Each grinding calculation consist of several components that interact with each other, all contained in your company's database:

  • A 'project' to which each item of 'testwork' and each 'circuit' is assigned. This effectively partitions a much larger database into a manageable mine-specific data set.
  • A 'Testwork' database containing a list of samples, their laboratory test results and optional geological information.
    • Samples that have testwork results required to feed the selected specific energy model are combined into a 'query' that consists of all samples capable of being simulated in the circuit model.
    • The testwork database is divided into individual test 'programs' and all test results are assigned to a program. Think of a test program as a container that you assign the tests to.
  • A 'circuit' which acts as a container for two model components:
    • A 'specific energy model' that estimates how much energy is required to grind ore from a feed size to a product size.
    • One or more 'mill power draw models' that estimates how much power is evolved by a mill of a particular geometry under specified operating conditions.
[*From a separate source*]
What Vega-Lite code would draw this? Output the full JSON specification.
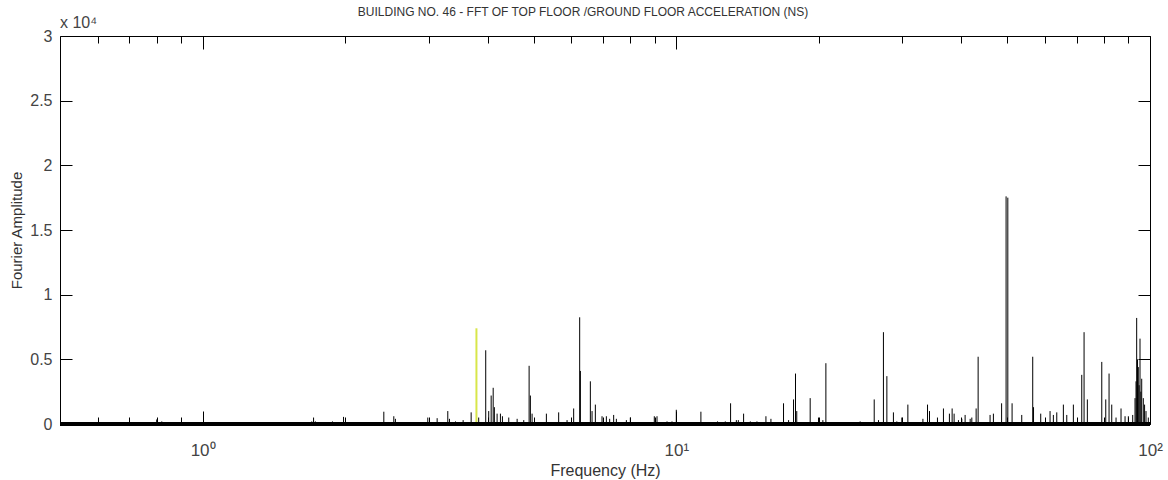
{
  "$schema": "https://vega.github.io/schema/vega-lite/v6.json",
  "width": 1090,
  "height": 388,
  "autosize": {"type": "none"},
  "padding": {"left": 60, "top": 36, "right": 18, "bottom": 56},
  "background": "white",
  "title": {
    "text": "BUILDING NO. 46 - FFT OF TOP FLOOR /GROUND FLOOR ACCELERATION (NS)",
    "font": "Liberation Sans",
    "fontSize": 12,
    "fontWeight": "normal",
    "color": "#333333",
    "offset": -4,
    "dx": -22
  },
  "config": {"view": {"stroke": null}},
  "data": {
    "values": [
      {"f": 0.800, "a": 350, "s": "FFT"},
      {"f": 0.820, "a": 200, "s": "FFT"},
      {"f": 1.626, "a": 100, "s": "FFT"},
      {"f": 1.700, "a": 200, "s": "FFT"},
      {"f": 1.715, "a": 500, "s": "FFT"},
      {"f": 1.730, "a": 200, "s": "FFT"},
      {"f": 1.880, "a": 200, "s": "FFT"},
      {"f": 1.984, "a": 550, "s": "FFT"},
      {"f": 2.413, "a": 950, "s": "FFT"},
      {"f": 2.533, "a": 600, "s": "FFT"},
      {"f": 2.553, "a": 400, "s": "FFT"},
      {"f": 2.703, "a": 150, "s": "FFT"},
      {"f": 2.988, "a": 500, "s": "FFT"},
      {"f": 3.127, "a": 450, "s": "FFT"},
      {"f": 3.293, "a": 1000, "s": "FFT"},
      {"f": 3.320, "a": 400, "s": "FFT"},
      {"f": 3.419, "a": 200, "s": "FFT"},
      {"f": 3.548, "a": 300, "s": "FFT"},
      {"f": 3.689, "a": 900, "s": "FFT"},
      {"f": 3.785, "a": 7400, "s": "peak"},
      {"f": 3.827, "a": 500, "s": "FFT"},
      {"f": 3.960, "a": 5700, "s": "FFT"},
      {"f": 4.018, "a": 1000, "s": "FFT"},
      {"f": 4.066, "a": 2200, "s": "FFT"},
      {"f": 4.106, "a": 2800, "s": "FFT"},
      {"f": 4.130, "a": 1300, "s": "FFT"},
      {"f": 4.185, "a": 800, "s": "FFT"},
      {"f": 4.253, "a": 800, "s": "FFT"},
      {"f": 4.295, "a": 600, "s": "FFT"},
      {"f": 4.429, "a": 500, "s": "FFT"},
      {"f": 4.613, "a": 400, "s": "FFT"},
      {"f": 4.764, "a": 300, "s": "FFT"},
      {"f": 4.890, "a": 4500, "s": "FFT"},
      {"f": 4.920, "a": 2200, "s": "FFT"},
      {"f": 4.961, "a": 800, "s": "FFT"},
      {"f": 5.318, "a": 800, "s": "FFT"},
      {"f": 5.645, "a": 900, "s": "FFT"},
      {"f": 5.880, "a": 300, "s": "FFT"},
      {"f": 6.072, "a": 1200, "s": "FFT"},
      {"f": 6.252, "a": 8250, "s": "FFT"},
      {"f": 6.274, "a": 4100, "s": "FFT"},
      {"f": 6.585, "a": 3300, "s": "FFT"},
      {"f": 6.640, "a": 1000, "s": "FFT"},
      {"f": 6.747, "a": 1500, "s": "FFT"},
      {"f": 6.970, "a": 600, "s": "FFT"},
      {"f": 7.118, "a": 600, "s": "FFT"},
      {"f": 7.233, "a": 400, "s": "FFT"},
      {"f": 7.375, "a": 700, "s": "FFT"},
      {"f": 7.472, "a": 400, "s": "FFT"},
      {"f": 7.845, "a": 300, "s": "FFT"},
      {"f": 7.998, "a": 500, "s": "FFT"},
      {"f": 8.262, "a": 100, "s": "FFT"},
      {"f": 8.986, "a": 600, "s": "FFT"},
      {"f": 9.105, "a": 600, "s": "FFT"},
      {"f": 9.559, "a": 200, "s": "FFT"},
      {"f": 9.793, "a": 200, "s": "FFT"},
      {"f": 10.00, "a": 1100, "s": "FFT"},
      {"f": 10.28, "a": 100, "s": "FFT"},
      {"f": 11.27, "a": 950, "s": "FFT"},
      {"f": 12.22, "a": 200, "s": "FFT"},
      {"f": 12.69, "a": 200, "s": "FFT"},
      {"f": 13.02, "a": 1600, "s": "FFT"},
      {"f": 13.39, "a": 300, "s": "FFT"},
      {"f": 13.52, "a": 300, "s": "FFT"},
      {"f": 13.87, "a": 800, "s": "FFT"},
      {"f": 14.33, "a": 200, "s": "FFT"},
      {"f": 14.80, "a": 200, "s": "FFT"},
      {"f": 15.46, "a": 600, "s": "FFT"},
      {"f": 15.84, "a": 400, "s": "FFT"},
      {"f": 16.84, "a": 1600, "s": "FFT"},
      {"f": 17.26, "a": 300, "s": "FFT"},
      {"f": 17.68, "a": 1900, "s": "FFT"},
      {"f": 17.85, "a": 3900, "s": "FFT"},
      {"f": 17.96, "a": 1000, "s": "FFT"},
      {"f": 19.17, "a": 2000, "s": "FFT"},
      {"f": 19.96, "a": 500, "s": "FFT"},
      {"f": 20.39, "a": 300, "s": "FFT"},
      {"f": 20.69, "a": 4700, "s": "FFT"},
      {"f": 24.44, "a": 200, "s": "FFT"},
      {"f": 26.17, "a": 1900, "s": "FFT"},
      {"f": 26.72, "a": 300, "s": "FFT"},
      {"f": 27.37, "a": 7100, "s": "FFT"},
      {"f": 27.83, "a": 3700, "s": "FFT"},
      {"f": 28.73, "a": 900, "s": "FFT"},
      {"f": 29.21, "a": 200, "s": "FFT"},
      {"f": 29.93, "a": 500, "s": "FFT"},
      {"f": 30.82, "a": 1500, "s": "FFT"},
      {"f": 33.16, "a": 400, "s": "FFT"},
      {"f": 33.91, "a": 1500, "s": "FFT"},
      {"f": 34.24, "a": 1000, "s": "FFT"},
      {"f": 35.59, "a": 500, "s": "FFT"},
      {"f": 36.64, "a": 1200, "s": "FFT"},
      {"f": 37.72, "a": 800, "s": "FFT"},
      {"f": 38.22, "a": 1200, "s": "FFT"},
      {"f": 38.59, "a": 800, "s": "FFT"},
      {"f": 39.41, "a": 300, "s": "FFT"},
      {"f": 40.06, "a": 400, "s": "FFT"},
      {"f": 40.71, "a": 700, "s": "FFT"},
      {"f": 41.72, "a": 400, "s": "FFT"},
      {"f": 42.06, "a": 500, "s": "FFT"},
      {"f": 42.95, "a": 1200, "s": "FFT"},
      {"f": 43.37, "a": 5200, "s": "FFT"},
      {"f": 45.96, "a": 700, "s": "FFT"},
      {"f": 46.71, "a": 800, "s": "FFT"},
      {"f": 48.61, "a": 1600, "s": "FFT"},
      {"f": 49.68, "a": 17600, "s": "FFT"},
      {"f": 50.10, "a": 17500, "s": "FFT"},
      {"f": 51.15, "a": 1600, "s": "FFT"},
      {"f": 53.61, "a": 700, "s": "FFT"},
      {"f": 56.55, "a": 5200, "s": "FFT"},
      {"f": 56.77, "a": 1300, "s": "FFT"},
      {"f": 58.79, "a": 800, "s": "FFT"},
      {"f": 61.52, "a": 1000, "s": "FFT"},
      {"f": 62.52, "a": 700, "s": "FFT"},
      {"f": 63.56, "a": 900, "s": "FFT"},
      {"f": 65.63, "a": 1500, "s": "FFT"},
      {"f": 66.73, "a": 700, "s": "FFT"},
      {"f": 68.90, "a": 1500, "s": "FFT"},
      {"f": 71.77, "a": 3800, "s": "FFT"},
      {"f": 72.58, "a": 7100, "s": "FFT"},
      {"f": 73.75, "a": 1900, "s": "FFT"},
      {"f": 79.10, "a": 4800, "s": "FFT"},
      {"f": 80.65, "a": 1900, "s": "FFT"},
      {"f": 81.95, "a": 3900, "s": "FFT"},
      {"f": 83.03, "a": 1500, "s": "FFT"},
      {"f": 84.78, "a": 500, "s": "FFT"},
      {"f": 86.86, "a": 1200, "s": "FFT"},
      {"f": 88.58, "a": 600, "s": "FFT"},
      {"f": 90.01, "a": 600, "s": "FFT"},
      {"f": 91.94, "a": 700, "s": "FFT"},
      {"f": 92.98, "a": 2000, "s": "FFT"},
      {"f": 93.43, "a": 3300, "s": "FFT"},
      {"f": 93.73, "a": 8200, "s": "FFT"},
      {"f": 94.10, "a": 5000, "s": "FFT"},
      {"f": 94.47, "a": 4400, "s": "FFT"},
      {"f": 94.85, "a": 3000, "s": "FFT"},
      {"f": 95.26, "a": 6600, "s": "FFT"},
      {"f": 95.65, "a": 2500, "s": "FFT"},
      {"f": 96.05, "a": 3500, "s": "FFT"},
      {"f": 96.80, "a": 2000, "s": "FFT"},
      {"f": 97.40, "a": 1500, "s": "FFT"},
      {"f": 98.08, "a": 1000, "s": "FFT"},
      {"f": 99.18, "a": 500, "s": "FFT"}
    ]
  },
  "layer": [
    {
      "transform": [{"filter": "datum.s == 'FFT'"}],
      "mark": {"type": "rule", "strokeWidth": 1},
      "encoding": {
        "x": {
          "field": "f",
          "type": "quantitative",
          "scale": {"type": "log", "domain": [0.5, 100], "nice": false},
          "axis": {
            "orient": "bottom",
            "values": [0.6, 0.7, 0.8, 0.9, 1, 2, 3, 4, 5, 6, 7, 8, 9, 10, 20, 30, 40, 50, 60, 70, 80, 90, 100],
            "labelExpr": "datum.value == 1 ? '10⁰' : datum.value == 10 ? '10¹' : datum.value == 100 ? '10²' : ''",
            "tickSize": {"condition": {"test": "datum.value == 1 || datum.value == 10 || datum.value == 100", "value": -13}, "value": -7},
            "tickColor": "black",
            "domainColor": "black",
            "grid": false,
            "labelFont": "Liberation Sans",
            "labelFontSize": 17,
            "labelColor": "#444444",
            "labelPadding": 31,
            "labelFlush": false,
            "title": "Frequency (Hz)",
            "titleFont": "Liberation Sans",
            "titleFontSize": 16,
            "titleFontWeight": "normal",
            "titleColor": "#333333",
            "titlePadding": 4
          }
        },
        "y": {
          "field": "a",
          "type": "quantitative",
          "scale": {"domain": [0, 30000], "nice": false},
          "axis": {
            "orient": "left",
            "values": [0, 5000, 10000, 15000, 20000, 25000, 30000],
            "labelExpr": "'' + datum.value / 10000",
            "tickSize": -12,
            "tickColor": "black",
            "domainColor": "black",
            "grid": false,
            "labelFont": "Liberation Sans",
            "labelFontSize": 16,
            "labelColor": "#444444",
            "labelPadding": 20,
            "labelFlush": false,
            "title": "Fourier Amplitude",
            "titleFont": "Liberation Sans",
            "titleFontSize": 15,
            "titleFontWeight": "normal",
            "titleColor": "#333333",
            "titlePadding": 5
          }
        },
        "y2": {"datum": 0},
        "color": {
          "field": "s",
          "type": "nominal",
          "scale": {"domain": ["FFT", "peak"], "range": ["#000000", "#d8e64a"]},
          "legend": null
        }
      }
    },
    {
      "transform": [{"filter": "datum.s == 'peak'"}],
      "mark": {"type": "rule", "strokeWidth": 2},
      "encoding": {
        "x": {
          "field": "f",
          "type": "quantitative",
          "axis": {
            "orient": "top",
            "values": [0.6, 0.7, 0.8, 0.9, 1, 2, 3, 4, 5, 6, 7, 8, 9, 10, 20, 30, 40, 50, 60, 70, 80, 90, 100],
            "labels": false,
            "tickSize": {"condition": {"test": "datum.value == 1 || datum.value == 10 || datum.value == 100", "value": -13}, "value": -7},
            "tickColor": "black",
            "domainColor": "black",
            "grid": false,
            "title": null
          }
        },
        "y": {
          "field": "a",
          "type": "quantitative",
          "axis": {
            "orient": "right",
            "values": [0, 5000, 10000, 15000, 20000, 25000, 30000],
            "labels": false,
            "tickSize": -12,
            "tickColor": "black",
            "domainColor": "black",
            "grid": false,
            "title": null
          }
        },
        "y2": {"datum": 0},
        "color": {"field": "s", "type": "nominal", "legend": null}
      }
    },
    {
      "mark": {"type": "rule", "strokeWidth": 2.5, "color": "black"},
      "encoding": {"y": {"datum": 0, "axis": null}}
    },
    {
      "data": {"values": [{}]},
      "mark": {
        "type": "text",
        "align": "left",
        "baseline": "alphabetic",
        "dy": -8,
        "font": "Liberation Sans",
        "fontSize": 16,
        "color": "#444444"
      },
      "encoding": {
        "x": {"datum": 0.5, "axis": null},
        "y": {"datum": 30000, "axis": null},
        "text": {"value": "x 10⁴"}
      }
    }
  ],
  "resolve": {"axis": {"x": "independent", "y": "independent"}}
}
The database you are using is shared with your organization, but controlled by your Administrator who will assign the ability to view and modify data in the database.

Example structure, SAB model

This is an example diagram explaining the different components of a project consisting of a batch of test results and a Bond-based SAG mill-ball mill circuit model.


The Bond model requires three Bond work index values in order for a sample to appear in the 'query table' of samples. This query table is the sub-set of all samples that is capable of being run in a particular model (because the correct types of test results are all available).

The specific energy model estimates the specific energy values for the components of the circuit (SAG & ball mills). Next, the website calculates the amount of power evolved by each mill (SAG and ball). The throughput of each mill stage is evaluated (power evolved in the mill divided by the specific energy) and if one particular stage is "limiting", then the calculation returns to the specific energy model to figure out what to do (if anything) to the stage that isn't limiting. For example, if the SAG mill is limiting throughput, then a fixed-speed ball mill will over-grind the ore to a finer P80 than what the circuit is targetting.

The final model output is a set of specific energy predictions for the circuit, mill power draw for each of the mills in the circuit, the throughput and the intermediate and final grind sizes.